En la actualidad, el principal argumento para defender políticamente la inversión en ciencia y tecnología y/o criticar los recortes presupuestarios en este ámbito es muy directo y fácil de entender: la inversión en investigación hará que nuestras empresas sean más competitivas, nos ayudará a salir más rápidamente de la crisis en la que estamos y facilitará la necesaria transformación de nuestro obsoleto sistema productivo.
Pero en mi opinión este argumento tan utilitarista es un dardo envenenado que se está volviendo en contra de la causa que defiende. No porque no exista una estrecha relación entre investigación y desarrollo económico y social que la hay y muy poderosa (basta ver la estrecha correlación existente entre inversión en I+D y grado de desarrollo de los países, aquí), sino porque ésta no se produce ni en el corto plazo, ni acotada a unas fronteras territoriales concretas y ni siquiera en la dirección en la que podríamos esperar de antemano. Por eso es realmente muy fácil bajarla en la escala de prioridades y dejarla para tiempos mejores. Porque no olvidemos que los gestores públicos están aquilatadas por el control inmediato del déficit público; incrementar los ingresos o disminuir los gastos y la inversión en investigación no ayuda ni en la primera dirección, ni tampoco en la segunda..

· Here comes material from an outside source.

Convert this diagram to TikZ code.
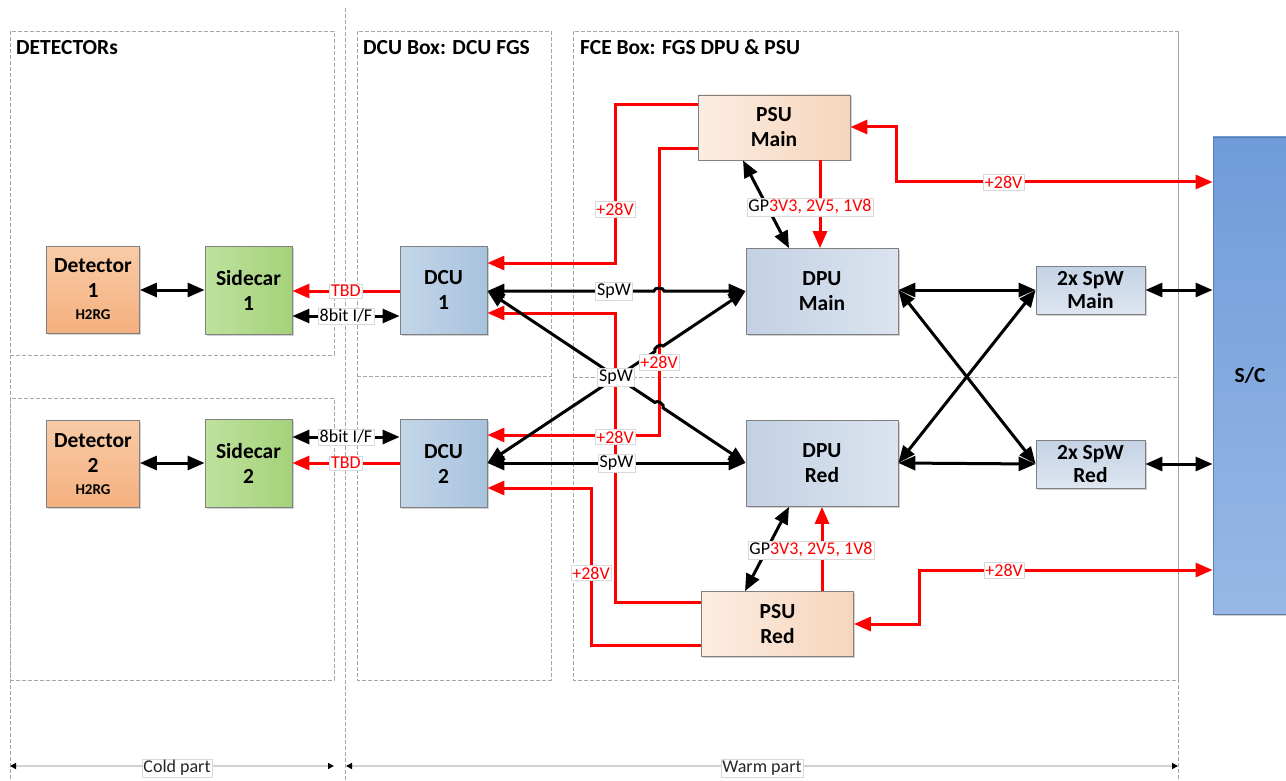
\documentclass[tikz,border=0pt]{standalone}
\usepackage{fontspec}
\setmainfont{Carlito}
\usetikzlibrary{arrows.meta,calc,shadows}
\definecolor{detT}{HTML}{F9CBA6}
\definecolor{detB}{HTML}{F4B07F}
\definecolor{scL}{HTML}{BEE29E}
\definecolor{scR}{HTML}{A4D27A}
\definecolor{dcuL}{HTML}{C4D6E9}
\definecolor{dcuR}{HTML}{A8C3DE}
\definecolor{psuL}{HTML}{FCEDE2}
\definecolor{psuR}{HTML}{F6D5BC}
\definecolor{dpuL}{HTML}{C3D1E4}
\definecolor{dpuR}{HTML}{DBE4EF}
\definecolor{spwT}{HTML}{C4D2E5}
\definecolor{spwB}{HTML}{DEE6F0}
\definecolor{scT}{HTML}{6E9CD8}
\definecolor{scB}{HTML}{98B8E6}
\definecolor{dashc}{HTML}{A6A6A6}
\definecolor{pwred}{HTML}{FF0000}
\newcommand\boxfont{\fontsize{21.5}{25}\selectfont\bfseries}
\newcommand\lblfont{\fontsize{18}{20}\selectfont}
\begin{document}
\begin{tikzpicture}[x=1pt,y=-1pt,
  BT/.tip={Triangle[length=17pt,width=14pt]},
  ST/.tip={Triangle[length=6pt,width=6pt,color=black]},
  box/.style={draw=black!50, line width=0.8pt, font=\boxfont, align=center, inner sep=1pt,
    drop shadow={shadow xshift=1.5pt, shadow yshift=-1.5pt, fill=black, opacity=0.18}},
  detbox/.style={box, top color=detT, bottom color=detB, minimum width=93pt, minimum height=87pt},
  scbox/.style={box, left color=scL, right color=scR, minimum width=87pt, minimum height=88pt},
  dcubox/.style={box, left color=dcuL, right color=dcuR, minimum width=87pt, minimum height=88pt},
  psubox/.style={box, left color=psuL, right color=psuR, minimum width=152pt, minimum height=65pt},
  dpubox/.style={box, left color=dpuL, right color=dpuR, minimum width=152pt, minimum height=86pt},
  spwbox/.style={box, top color=spwT, bottom color=spwB, minimum width=109pt, minimum height=48pt, inner sep=0pt},
  blk/.style={line width=3pt, black},
  pw/.style={line width=3pt, pwred},
  lbl/.style={fill=white, draw=black!15, line width=0.4pt, inner sep=1.5pt, font=\lblfont, text=black},
  rlbl/.style={lbl, text=pwred},
  dbox/.style={draw=dashc, line width=0.7pt, dash pattern=on 4pt off 2pt},
  dim/.style={draw=black!18, line width=2pt, {ST}-{ST}},
  title/.style={font=\boxfont, anchor=base west, inner sep=0pt}
]
\useasboundingbox (0,0) rectangle (1286,781);

% dashed frames
\draw[dbox] (10,31) rectangle (334,355);
\draw[dbox] (10,398) rectangle (334,680);
\draw[dbox] (357,31) rectangle (551,680);
\draw[dbox] (573,31) rectangle (1178,680);
\draw[dbox] (357,376) -- (551,376);
\draw[dbox] (573,377) -- (1178,377);
\draw[dbox] (10,31) -- (10,781);
\draw[dbox] (345,8) -- (345,781);
\draw[dbox] (1178,31) -- (1178,781);

\node[title] (t1) at (16,55) {DETECTORs};
\node[title] (t2) at (363,55) {DCU Box: DCU FGS};
\node[title] (t3) at (580,55) {FCE Box: FGS DPU \& PSU};

% blocks
\node[detbox] (det1) at (93,289.5) {Detector\\1\\[-3pt]{\fontsize{15}{16}\selectfont H2RG}};
\node[detbox] (det2) at (93,464) {Detector\\2\\[-3pt]{\fontsize{15}{16}\selectfont H2RG}};
\node[scbox] (sc1) at (248.5,290) {Sidecar\\1};
\node[scbox] (sc2) at (248.5,463.5) {Sidecar\\2};
\node[dcubox] (dcu1) at (443.5,290) {DCU\\1};
\node[dcubox] (dcu2) at (443.5,463.5) {DCU\\2};
\node[psubox] (psum) at (774,127.5) {PSU\\Main};
\node[psubox] (psur) at (777.5,624) {PSU\\Red};
\node[dpubox] (dpum) at (822,291.5) {DPU\\Main};
\node[dpubox] (dpur) at (822,463.5) {DPU\\Red};
\node[spwbox] (spwm) at (1090.5,290) {2x SpW\\[-2pt]Main};
\node[spwbox] (spwr) at (1090.5,464) {2x SpW\\[-2pt]Red};
\node[box, top color=scT, bottom color=scB, draw=scT!80!black, minimum width=74pt, minimum height=477pt] (sc) at (1250,375.5) {S/C};

% red power lines
\draw[pw,-{BT}] (psum.west |- 0,105) -- (615,105) -- coordinate[pos=0.66] (la) (615,263) -- (dcu1.east |- 0,263);
\draw[pw,-{BT}] (psum.west |- 0,149) -- (659,149) -- coordinate[pos=0.745] (lb) (659,435) -- (dcu2.east |- 0,435);
\draw[pw,-{BT}] (psur.west |- 0,602) -- (615,602) -- coordinate[pos=0.571] (lc) (615,313) -- (dcu1.east |- 0,313);
\draw[pw,-{BT}] (psur.west |- 0,645) -- (591,645) -- coordinate[pos=0.459] (ld) (591,488) -- (dcu2.east |- 0,488);
\draw[pw,{BT}-{BT}] (psum.east |- 0,127) -- (896,127) -- (896,182) -- coordinate[pos=0.34] (le) (sc.west |- 0,182);
\draw[pw,{BT}-{BT}] (psur.east |- 0,624) -- (919,624) -- (919,570) -- coordinate[pos=0.29] (lf) (sc.west |- 0,570);
\draw[pw,-{BT}] (psum.south -| 820,0) -- (dpum.north -| 820,0);
\draw[pw,-{BT}] (psur.north -| 822,0) -- (dpur.south -| 822,0);
\draw[pw,-{BT}] (dcu1.west |- 0,291) -- coordinate (lg) (sc1.east |- 0,291);
\draw[pw,-{BT}] (dcu2.west |- 0,463) -- coordinate (lh) (sc2.east |- 0,463);

% black links
\draw[blk,{BT}-{BT}] (det1.east |- 0,290) -- (sc1.west |- 0,290);
\draw[blk,{BT}-{BT}] (det2.east |- 0,463) -- (sc2.west |- 0,463);
\draw[blk,{BT}-{BT}] (sc1.east |- 0,316) -- coordinate (li) (dcu1.west |- 0,316);
\draw[blk,{BT}-{BT}] (sc2.east |- 0,437) -- coordinate (lj) (dcu2.west |- 0,437);

\coordinate (d1e) at (dcu1.east |- 0,291);
\coordinate (d2e) at (dcu2.east |- 0,463);
\coordinate (pmw) at (dpum.west |- 0,291);
\coordinate (prw) at (dpur.west |- 0,463);
\coordinate (hA) at (659,291);
\coordinate (hB) at (659,405.2);
\coordinate (hC) at (659,348.8);
\draw[blk,{BT}-{BT}] (d1e) -- coordinate[pos=0.76] (lk) ($(hA)!5pt!(d1e)$) to[bend left=90] ($(hA)!5pt!(pmw)$) -- (pmw);
\draw[blk,{BT}-{BT}] (d2e) -- coordinate (ll) (prw);
\draw[blk,{BT}-{BT}] (d1e) -- ($(hB)!5pt!(d1e)$) to[bend left=90] ($(hB)!5pt!(prw)$) -- (prw);
\draw[blk,{BT}-{BT}] (d2e) -- coordinate[pos=0.768] (lm) ($(hC)!5pt!(d2e)$) to[bend left=90] ($(hC)!5pt!(pmw)$) -- (pmw);

\draw[blk,{BT}-{BT}] (psum.south -| 743,0) -- (dpum.north -| 789,0);
\draw[blk,{BT}-{BT}] (psur.north -| 745,0) -- (dpur.south -| 789,0);

\draw[blk,{BT}-{BT}] (dpum.east |- 0,290) -- (spwm.west);
\draw[blk,{BT}-{BT}] (dpum.east |- 0,290) -- (spwr.west);
\draw[blk,{BT}-{BT}] (dpur.east |- 0,463) -- (spwm.west);
\draw[blk,{BT}-{BT}] (dpur.east |- 0,463) -- (spwr.west);
\draw[blk,{BT}-{BT}] (spwm.east) -- (sc.west |- spwm.east);
\draw[blk,{BT}-{BT}] (spwr.east) -- (sc.west |- spwr.east);

% labels
\node[rlbl] (La) at (la) {+28V};
\node[rlbl] (Lb) at (lb) {+28V};
\node[rlbl] (Lc) at (lc) {+28V};
\node[rlbl] (Ld) at (ld) {+28V};
\node[rlbl] (Le) at (le) {+28V};
\node[rlbl] (Lf) at (lf) {+28V};
\node[rlbl] (Lg) at (lg) {TBD};
\node[rlbl] (Lh) at (lh) {TBD};
\node[lbl] (Li) at (li) {8bit I/F};
\node[lbl] (Lj) at (lj) {8bit I/F};
\node[lbl] (Lk) at (lk) {SpW};
\node[lbl] (Ll) at (ll) {SpW};
\node[lbl] (Lm) at (lm) {SpW};
\node[lbl] (gp1) at (810,207) {GP\textcolor{pwred}{3V3, 2V5, 1V8}};
\node[lbl] (gp2) at (811,550) {GP\textcolor{pwred}{3V3, 2V5, 1V8}};

% dimension lines
\coordinate (c1) at (10,766);
\coordinate (c2) at (334,766);
\coordinate (w1) at (346,766);
\coordinate (w2) at (1178,766);
\draw[dim] (c1) -- (c2);
\draw[dim] (w1) -- (w2);
\node[lbl, text=black!85] (cold) at (177,768) {Cold part};
\node[lbl, text=black!85] (warm) at (762,768) {Warm part};
\end{tikzpicture}
\end{document}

Por otro lado, si la justificación de la inversión en I+D es fundamentalmente económica, no resulta ilógico que los poderes públicos insistan en un mayor grado de compromiso de la iniciativa privada en su financiación. Vemos, de este modo y cada vez más a menudo, como a muchos dirigentes de centros de investigación se les demanda la misión imposible de cubrir su agujero financiero, causado por los recortes presupuestarios, con inversiones privadas que nunca llegan en cantidad suficiente y que acaban resolviéndose con ajustes de gastos, despidos de investigadores y precariedad creciente de la investigación realizada. Y esto sucede porque la mayoría de las veces se olvida que las empresas invierten con criterios de rentabilidad económica, que difícilmente casan con proyectos de investigación que si algo les caracteriza es su elevado grado de incertidumbre y riesgo asociado. Esto no implica, ni mucho menos, que la financiación privada de la investigación no tenga recorrido en Europa y en España, que lo tiene y grande. Pero pensar que ésta llegará para atender urgencias y tapar agujeros es una gran insensatez y mucho más en la situación de crisis económica en la que estamos sumidos.
Por otro lado, postular la ciencia como un mero instrumento al servicio de la competitividad conduce irremediablemente a la sacralización del mercado como “tótem” que discrimina la “buena ciencia”, la que tiene mayor potencial de aplicación, de la “mala o inservible”. Lo que mirado desde la historia, muestra una clara falta de perspectiva; las innovaciones empresariales más disruptivas que han cambiado el rumbo de los mercados no se producen de modo aislado, sino que son el resultado de la interacción de numerosos nodos en un sistema global en el que se unen muy diversas disciplinas y cuya motivación principal y más potente es la curiosidad y el avance del conocimiento y no tanto el lucro económico.
En mi opinión, las razones como país, para invertir en ciencia y tecnología las tenemos que fundamentar en raíces profundas de rentabilidad social de largo plazo que van más allá de la mera competitividad empresarial y que tienen en cuenta el avance de la cultura y el conocimiento, el desarrollo de las personas y la consolidación de nuestra propia civilización. Y si esto fuera realmente así, el elevado coste político -importantes y numerosas críticas colectivas y no de colectivos interesados- impediría las excusas a las que los dirigentes públicos nos tienen acostumbrados para eludir su propia responsabilidad.